Judge Charlaine Olmedo minced no words as she cast Masterson’s subpoena for LAPD records related to Miscavige and his wife Shelly Miscavige “an overt attempt to obtain privileged information in LAPD files.”
“Let’s assume there are criminal investigations of Scientology and David Miscavige,” she said, posing a hypothetical during a hearing in downtown Los Angeles. “Under the way this (subpoena) is drafted, LAPD would have to turn them over.”
She said there’s no doubt “Mr. Masterson and Scientology would love to know everything in the police files,” especially as they fight a civil lawsuit from Masterson’s accusers.
“It appears to the court that the defendant is using the criminal process to try to obtain material that he would otherwise never be entitled to,” Judge Olmedo said.

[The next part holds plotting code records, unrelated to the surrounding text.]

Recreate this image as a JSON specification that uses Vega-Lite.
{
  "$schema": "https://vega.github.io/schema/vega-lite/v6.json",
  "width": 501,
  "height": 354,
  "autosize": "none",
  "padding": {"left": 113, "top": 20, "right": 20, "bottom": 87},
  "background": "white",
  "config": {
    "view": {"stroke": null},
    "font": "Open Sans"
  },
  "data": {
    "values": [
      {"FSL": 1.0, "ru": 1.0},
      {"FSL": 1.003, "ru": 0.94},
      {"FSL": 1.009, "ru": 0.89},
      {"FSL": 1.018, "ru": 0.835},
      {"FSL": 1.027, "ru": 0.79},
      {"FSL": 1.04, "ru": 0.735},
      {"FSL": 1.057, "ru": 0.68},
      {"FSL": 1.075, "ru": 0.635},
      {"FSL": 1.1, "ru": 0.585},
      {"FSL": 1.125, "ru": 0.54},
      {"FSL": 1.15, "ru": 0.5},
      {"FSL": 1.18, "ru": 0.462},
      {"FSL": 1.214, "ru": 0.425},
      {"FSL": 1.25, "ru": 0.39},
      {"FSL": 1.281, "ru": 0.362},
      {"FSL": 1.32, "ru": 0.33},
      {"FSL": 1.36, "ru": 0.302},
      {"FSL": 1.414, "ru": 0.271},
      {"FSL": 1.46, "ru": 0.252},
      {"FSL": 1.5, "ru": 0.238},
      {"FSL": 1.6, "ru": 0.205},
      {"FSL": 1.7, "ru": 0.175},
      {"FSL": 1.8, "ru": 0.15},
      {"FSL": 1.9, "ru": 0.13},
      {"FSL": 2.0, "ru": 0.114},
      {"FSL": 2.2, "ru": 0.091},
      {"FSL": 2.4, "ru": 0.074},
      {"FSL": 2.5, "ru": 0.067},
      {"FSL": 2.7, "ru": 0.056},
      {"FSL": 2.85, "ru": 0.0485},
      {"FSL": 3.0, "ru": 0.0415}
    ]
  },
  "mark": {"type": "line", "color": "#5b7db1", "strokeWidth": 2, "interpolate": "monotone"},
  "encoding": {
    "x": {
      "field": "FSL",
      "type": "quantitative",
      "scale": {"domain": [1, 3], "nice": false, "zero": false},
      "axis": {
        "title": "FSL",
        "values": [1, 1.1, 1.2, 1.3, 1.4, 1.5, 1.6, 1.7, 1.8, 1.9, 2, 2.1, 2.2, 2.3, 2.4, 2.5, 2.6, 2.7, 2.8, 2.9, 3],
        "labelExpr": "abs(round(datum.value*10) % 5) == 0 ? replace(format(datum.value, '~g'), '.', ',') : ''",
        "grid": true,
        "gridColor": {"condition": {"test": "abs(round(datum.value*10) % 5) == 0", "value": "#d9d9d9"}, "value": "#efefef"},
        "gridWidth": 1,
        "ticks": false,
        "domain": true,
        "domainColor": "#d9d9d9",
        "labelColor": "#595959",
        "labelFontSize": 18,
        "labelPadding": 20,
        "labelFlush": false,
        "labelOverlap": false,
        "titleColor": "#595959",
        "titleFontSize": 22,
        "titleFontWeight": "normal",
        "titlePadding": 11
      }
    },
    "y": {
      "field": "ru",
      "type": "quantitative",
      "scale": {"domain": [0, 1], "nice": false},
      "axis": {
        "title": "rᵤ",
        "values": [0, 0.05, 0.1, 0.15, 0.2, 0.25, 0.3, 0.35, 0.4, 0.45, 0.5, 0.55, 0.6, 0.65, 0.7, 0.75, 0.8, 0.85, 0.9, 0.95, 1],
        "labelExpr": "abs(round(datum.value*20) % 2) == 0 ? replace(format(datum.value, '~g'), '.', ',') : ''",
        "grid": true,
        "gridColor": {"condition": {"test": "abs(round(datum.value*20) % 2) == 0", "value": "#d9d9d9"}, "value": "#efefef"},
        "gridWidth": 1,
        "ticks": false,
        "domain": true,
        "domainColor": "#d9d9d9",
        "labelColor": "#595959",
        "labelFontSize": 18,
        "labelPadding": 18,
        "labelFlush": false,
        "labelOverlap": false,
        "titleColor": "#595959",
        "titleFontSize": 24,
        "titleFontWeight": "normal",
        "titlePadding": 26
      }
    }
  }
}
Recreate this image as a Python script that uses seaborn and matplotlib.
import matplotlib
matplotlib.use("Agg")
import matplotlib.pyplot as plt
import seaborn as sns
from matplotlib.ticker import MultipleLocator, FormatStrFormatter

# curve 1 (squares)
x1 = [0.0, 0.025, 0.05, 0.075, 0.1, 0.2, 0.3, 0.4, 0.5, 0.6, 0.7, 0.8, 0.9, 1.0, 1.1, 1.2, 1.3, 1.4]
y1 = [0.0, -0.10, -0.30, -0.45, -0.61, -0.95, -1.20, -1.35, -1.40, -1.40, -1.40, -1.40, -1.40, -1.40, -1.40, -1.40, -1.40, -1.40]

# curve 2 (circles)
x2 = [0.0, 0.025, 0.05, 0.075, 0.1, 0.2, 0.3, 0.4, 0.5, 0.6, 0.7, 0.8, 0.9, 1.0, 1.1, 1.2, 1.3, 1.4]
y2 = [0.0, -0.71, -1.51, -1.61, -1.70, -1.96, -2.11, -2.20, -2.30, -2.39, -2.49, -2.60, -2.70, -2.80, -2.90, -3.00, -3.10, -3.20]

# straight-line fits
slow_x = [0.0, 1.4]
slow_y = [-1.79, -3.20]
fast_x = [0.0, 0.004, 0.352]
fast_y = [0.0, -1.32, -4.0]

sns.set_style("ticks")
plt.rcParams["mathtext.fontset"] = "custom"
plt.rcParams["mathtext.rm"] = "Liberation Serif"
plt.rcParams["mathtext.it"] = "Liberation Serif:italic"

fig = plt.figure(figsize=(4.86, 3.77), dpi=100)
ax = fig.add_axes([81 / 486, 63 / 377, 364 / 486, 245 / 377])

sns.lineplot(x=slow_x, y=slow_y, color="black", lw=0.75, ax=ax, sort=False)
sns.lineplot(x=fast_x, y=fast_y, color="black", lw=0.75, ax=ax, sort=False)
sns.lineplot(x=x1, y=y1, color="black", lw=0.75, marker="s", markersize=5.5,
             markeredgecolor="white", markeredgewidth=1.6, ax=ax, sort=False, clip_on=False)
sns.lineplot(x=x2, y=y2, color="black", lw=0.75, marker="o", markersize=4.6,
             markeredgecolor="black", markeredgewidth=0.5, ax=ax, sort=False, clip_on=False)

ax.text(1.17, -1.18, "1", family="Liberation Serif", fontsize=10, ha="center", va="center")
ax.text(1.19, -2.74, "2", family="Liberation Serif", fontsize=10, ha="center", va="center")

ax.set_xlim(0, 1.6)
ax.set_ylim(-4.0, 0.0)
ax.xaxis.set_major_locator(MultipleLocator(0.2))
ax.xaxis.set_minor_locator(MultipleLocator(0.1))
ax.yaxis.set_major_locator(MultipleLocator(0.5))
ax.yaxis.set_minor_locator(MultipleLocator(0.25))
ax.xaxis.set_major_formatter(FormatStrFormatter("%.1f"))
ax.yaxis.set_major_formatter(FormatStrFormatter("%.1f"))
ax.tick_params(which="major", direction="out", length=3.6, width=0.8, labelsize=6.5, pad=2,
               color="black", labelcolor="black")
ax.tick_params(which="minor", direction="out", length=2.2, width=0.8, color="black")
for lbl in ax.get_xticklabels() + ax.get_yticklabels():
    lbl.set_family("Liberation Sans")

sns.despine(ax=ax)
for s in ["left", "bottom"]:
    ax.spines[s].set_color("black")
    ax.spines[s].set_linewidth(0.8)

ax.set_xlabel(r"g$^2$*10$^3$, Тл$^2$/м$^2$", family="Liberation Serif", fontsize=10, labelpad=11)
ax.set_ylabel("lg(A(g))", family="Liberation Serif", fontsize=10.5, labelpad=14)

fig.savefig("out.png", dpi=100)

Regarding Remini, the actress who split with Scientology in 2013 and is now its most vocal critic, Olmedo said the celebrity “may have had an interest” in the criminal case against Masterson, but her A&E show “Leah Remini: Scientology and the Aftermath” is still protected.
Olmedo called the subpoena on the show’s producers “stunningly overbroad” and “unduly burdensome.”
Masterson, best known for his role on the hit sitcom “That ‘70s Show,” is now preparing for trial on charges he raped three women at his Hollywood Hills home between 2001 and 2003.
At one point Monday, Olmedo asked for the date of actor Tom Cruise’s 2006 wedding to Katie Holmes in an Italian castle, which David Miscavige attended without Shelly.
Remini has previously said she felt “punished” because she inquired about Shelly’s absence. When she left the church seven years later, she filed a missing person’s report for Shelly that police later deemed “unfounded.”
The judge further rejected a subpoena Monday that had been served on investigative reporter Tony Ortega outside the courtroom back in May, calling it an “impermissible fishing expedition.”
Ortega has written extensively about the Church of Scientology and previously interviewed the women involved in the rape case.
Masterson’s defense lawyer Sharon Appelbaum argued Monday that Masterson needed the records sought in the various subpoenas to investigate alleged “inconsistencies” with the complaining witness’ accounts and ensure a fair trial.
“We cast a wide net in order to make sure we were asking for the right materials,” Appelbaum argued before admitting the evidence collecting effort was “perhaps overbroad in certain parts.”
Masterson, 45, has pleaded not guilty to the alleged rapes, claiming the sex was consensual and that Remini reached out to the women and urged them to lie.
The three accusers gave graphic testimony during a four-day preliminary hearing in May that convinced Judge Olmedo a jury trial is warranted.
Chrissie Carnell Bixler, who previously went public with her allegations, testified she was raped twice by Masterson while they lived together in 2001 when she was 23 years old.
The other two women alleged rapes by Masterson in April 2003 and later that same year.
The women, who all filed police reports, named Masterson and the Church of Scientology as defendants in their civil lawsuit that claims they were stalked and harassed when they stepped forward with their allegations.
Late last year, Los Angeles Superior Court Judge Steven Kleifield agreed with the Church of Scientology that the three women as well as Bixler’s husband must submit to private arbitration based on agreements they allegedly signed while members of the controversial church.
The women have appealed the decision.